While she has turned the HR department into a much more professional operation, improving management capability across the business takes longer to achieve, particularly during a restructuring, as Verwer acknowledges. What’s more, he adds, Grime was constantly distracted by additional problems.
“She spent a lot of her time firefighting, because every stone she turned over and every cupboard she opened revealed more issues we needed to address. It was like being on a battlefield. However hard we worked, there were always more and more things to be resolved. But we four directors persevered and pulled together to regain control of the business, which is now far better positioned to move forward.”
As a result, the culture is very different now. “In the past people used to play one director off against another,” says Verwer. “They know they can’t do that now, because we all have one consistent message.”

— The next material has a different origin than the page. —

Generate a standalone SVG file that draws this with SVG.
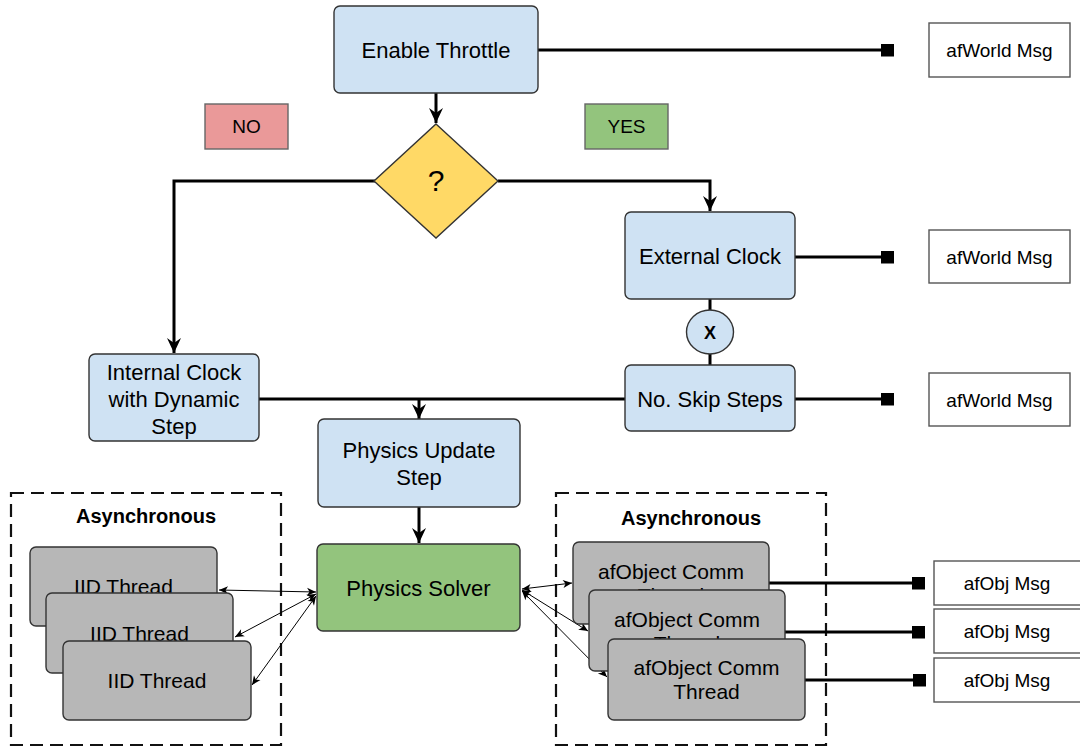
<svg xmlns="http://www.w3.org/2000/svg" width="1080" height="748" viewBox="0 0 1080 748">
  <style>
    .lbl { font-family: "Liberation Sans", Arial, sans-serif; font-size: 22px; fill: #000; text-anchor: middle; }
    .thr { font-family: "Liberation Sans", Arial, sans-serif; font-size: 21px; fill: #000; text-anchor: middle; }
    .msg { font-family: "Liberation Sans", Arial, sans-serif; font-size: 19px; fill: #000; text-anchor: middle; }
    .bold { font-family: "Liberation Sans", Arial, sans-serif; font-size: 20px; font-weight: bold; fill: #000; text-anchor: middle; }
    .blue { fill: #cfe2f3; stroke: #333; stroke-width: 1.4; }
    .green { fill: #93c47d; stroke: #333; stroke-width: 1.4; }
    .gray { fill: #b7b7b7; stroke: #333; stroke-width: 1.4; }
    .white { fill: #fff; stroke: #555; stroke-width: 1.4; }
    .tag { stroke: #666; stroke-width: 1.4; }
    .dash { fill: none; stroke: #111; stroke-width: 2.2; stroke-dasharray: 13 7; }
    .thick { fill: none; stroke: #000; stroke-width: 3; }
    .thin { fill: none; stroke: #000; stroke-width: 1; }
  </style>
  <defs>
    <marker id="arrow" viewBox="-16 -8 18 16" markerWidth="18" markerHeight="16" refX="0" refY="0" orient="auto" markerUnits="userSpaceOnUse">
      <path d="M -15 -7 L 0 0 L -15 7 L -10 0 Z" fill="#000"/>
    </marker>
    <marker id="tip" viewBox="-10 -5 11 10" markerWidth="11" markerHeight="10" refX="0" refY="0" orient="auto-start-reverse" markerUnits="userSpaceOnUse">
      <path d="M -9 -4 L 0 0 L -9 4 L -6.5 0 Z" fill="#000"/>
    </marker>
    <marker id="sq" viewBox="0 0 13 13" markerWidth="13" markerHeight="13" refX="6.5" refY="6.5" orient="auto" markerUnits="userSpaceOnUse">
      <rect x="0" y="0" width="13" height="13" fill="#000"/>
    </marker>
  </defs>

  <rect width="1080" height="748" fill="#fff"/>

  <!-- asynchronous groupings -->
  <g id="async-left">
    <rect class="dash" x="11" y="493" width="270" height="252"/>
    <text class="bold" x="146" y="523">Asynchronous</text>
  </g>
  <g id="async-right">
    <rect class="dash" x="556" y="493" width="270" height="252"/>
    <text class="bold" x="691" y="525">Asynchronous</text>
  </g>

  <!-- connectors -->
  <g id="connectors">
    <line class="thick" x1="436" y1="93" x2="436" y2="123" marker-end="url(#arrow)"/>
    <polyline class="thick" points="375,181 174,181 174,353" marker-end="url(#arrow)"/>
    <polyline class="thick" points="498,181 710,181 710,211" marker-end="url(#arrow)"/>
    <line class="thick" x1="538" y1="50" x2="887.5" y2="50" marker-end="url(#sq)"/>
    <line class="thick" x1="795" y1="257" x2="887.5" y2="257" marker-end="url(#sq)"/>
    <line class="thick" x1="795" y1="399" x2="887.5" y2="399" marker-end="url(#sq)"/>
    <line class="thick" x1="710" y1="299" x2="710" y2="365"/>
    <line class="thick" x1="259" y1="399" x2="625" y2="399"/>
    <line class="thick" x1="419" y1="399" x2="419" y2="419" marker-end="url(#arrow)"/>
    <line class="thick" x1="419" y1="507" x2="419" y2="543" marker-end="url(#arrow)"/>
    <line class="thick" x1="769" y1="583" x2="918.5" y2="583" marker-end="url(#sq)"/>
    <line class="thick" x1="785" y1="632" x2="918.5" y2="632" marker-end="url(#sq)"/>
    <line class="thick" x1="805" y1="680" x2="919.5" y2="680" marker-end="url(#sq)"/>
    <line class="thin" x1="316" y1="592" x2="219" y2="590" marker-start="url(#tip)" marker-end="url(#tip)"/>
    <line class="thin" x1="316" y1="594" x2="235" y2="637" marker-start="url(#tip)" marker-end="url(#tip)"/>
    <line class="thin" x1="316" y1="596" x2="252" y2="685" marker-start="url(#tip)" marker-end="url(#tip)"/>
    <line class="thin" x1="522" y1="589" x2="572" y2="583" marker-start="url(#tip)" marker-end="url(#tip)"/>
    <line class="thin" x1="522" y1="590" x2="588" y2="631" marker-start="url(#tip)" marker-end="url(#tip)"/>
    <line class="thin" x1="522" y1="591" x2="607" y2="677" marker-start="url(#tip)" marker-end="url(#tip)"/>
  </g>

  <g id="enable-throttle">
    <rect class="blue" x="334" y="6" width="204" height="87" rx="6"/>
    <text class="lbl" x="436" y="58">Enable Throttle</text>
  </g>

  <g id="label-no">
    <rect class="tag" x="205" y="104" width="83" height="45" fill="#ea9999"/>
    <text class="msg" x="246.5" y="133">NO</text>
  </g>
  <g id="label-yes">
    <rect class="tag" x="585" y="104" width="83" height="45" fill="#93c47d"/>
    <text class="msg" x="626.5" y="133">YES</text>
  </g>

  <g id="decision">
    <polygon points="436,124 498,181 436,238 374,181" fill="#ffd966" stroke="#333" stroke-width="1.4"/>
    <text class="lbl" x="436" y="191" style="font-size:30px">?</text>
  </g>

  <g id="external-clock">
    <rect class="blue" x="625" y="212" width="170" height="87" rx="6"/>
    <text class="lbl" x="710" y="264">External Clock</text>
  </g>

  <g id="multiply">
    <ellipse class="blue" cx="710" cy="332" rx="23.5" ry="22"/>
    <text class="bold" x="710" y="339" style="font-size:18px">X</text>
  </g>

  <g id="skip-steps">
    <rect class="blue" x="625" y="365" width="170" height="66" rx="6"/>
    <text class="lbl" x="710" y="407">No. Skip Steps</text>
  </g>

  <g id="internal-clock">
    <rect class="blue" x="89" y="354" width="170" height="87" rx="6"/>
    <text class="lbl" x="174" y="380">Internal Clock</text>
    <text class="lbl" x="174" y="407">with Dynamic</text>
    <text class="lbl" x="174" y="434">Step</text>
  </g>

  <g id="physics-update">
    <rect class="blue" x="318" y="419" width="202" height="88" rx="6"/>
    <text class="lbl" x="419" y="458">Physics Update</text>
    <text class="lbl" x="419" y="485">Step</text>
  </g>

  <g id="physics-solver">
    <rect class="green" x="317" y="544" width="203" height="87" rx="6"/>
    <text class="lbl" x="418.5" y="596">Physics Solver</text>
  </g>

  <g id="world-msg-1">
    <rect class="white" x="929" y="23" width="141" height="54"/>
    <text class="msg" x="999.5" y="57">afWorld Msg</text>
  </g>
  <g id="world-msg-2">
    <rect class="white" x="929" y="230" width="141" height="53"/>
    <text class="msg" x="999.5" y="264">afWorld Msg</text>
  </g>
  <g id="world-msg-3">
    <rect class="white" x="929" y="373" width="141" height="53"/>
    <text class="msg" x="999.5" y="407">afWorld Msg</text>
  </g>

  <g id="iid-thread-1">
    <rect class="gray" x="30" y="547" width="187" height="79" rx="6"/>
    <text class="thr" x="123.5" y="594">IID Thread</text>
  </g>
  <g id="iid-thread-2">
    <rect class="gray" x="46" y="593" width="187" height="80" rx="6"/>
    <text class="thr" x="139.5" y="641">IID Thread</text>
  </g>
  <g id="iid-thread-3">
    <rect class="gray" x="63" y="641" width="188" height="79" rx="6"/>
    <text class="thr" x="157" y="688">IID Thread</text>
  </g>

  <g id="comm-thread-1">
    <rect class="gray" x="573" y="542" width="196" height="82" rx="6"/>
    <text class="thr" x="671" y="579">afObject Comm</text>
    <text class="thr" x="671" y="603">Thread</text>
  </g>
  <g id="comm-thread-2">
    <rect class="gray" x="589" y="590" width="196" height="81" rx="6"/>
    <text class="thr" x="687" y="627">afObject Comm</text>
    <text class="thr" x="687" y="651">Thread</text>
  </g>
  <g id="comm-thread-3">
    <rect class="gray" x="608" y="639" width="197" height="81" rx="6"/>
    <text class="thr" x="706.5" y="675">afObject Comm</text>
    <text class="thr" x="706.5" y="699">Thread</text>
  </g>

  <g id="obj-msg-1">
    <rect class="white" x="934" y="561" width="150" height="44"/>
    <text class="msg" x="1007" y="590">afObj Msg</text>
  </g>
  <g id="obj-msg-2">
    <rect class="white" x="934" y="609" width="150" height="44"/>
    <text class="msg" x="1007" y="638">afObj Msg</text>
  </g>
  <g id="obj-msg-3">
    <rect class="white" x="934" y="658" width="150" height="44"/>
    <text class="msg" x="1007" y="687">afObj Msg</text>
  </g>
</svg>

But while Grime has helped Verwer and his fellow directors bring order to chaos – and exceed their £6m cost savings target in the process – the team can’t relax their efforts. “Unfortunately, £6 million is not enough, because revenues have fallen over the year too,” says Verwer.
The number of staff has been cut from around 5,500 to 4,000, but further restructuring is on the cards. After a year in the role, Grime is very conscious of the need to strike a balance between staying so long so that she becomes indispensable, and dealing with ‘unfinished business’.
“Sheelagh has exceeded my expectations of what I thought she would be able to achieve in a year,” concludes Verwer.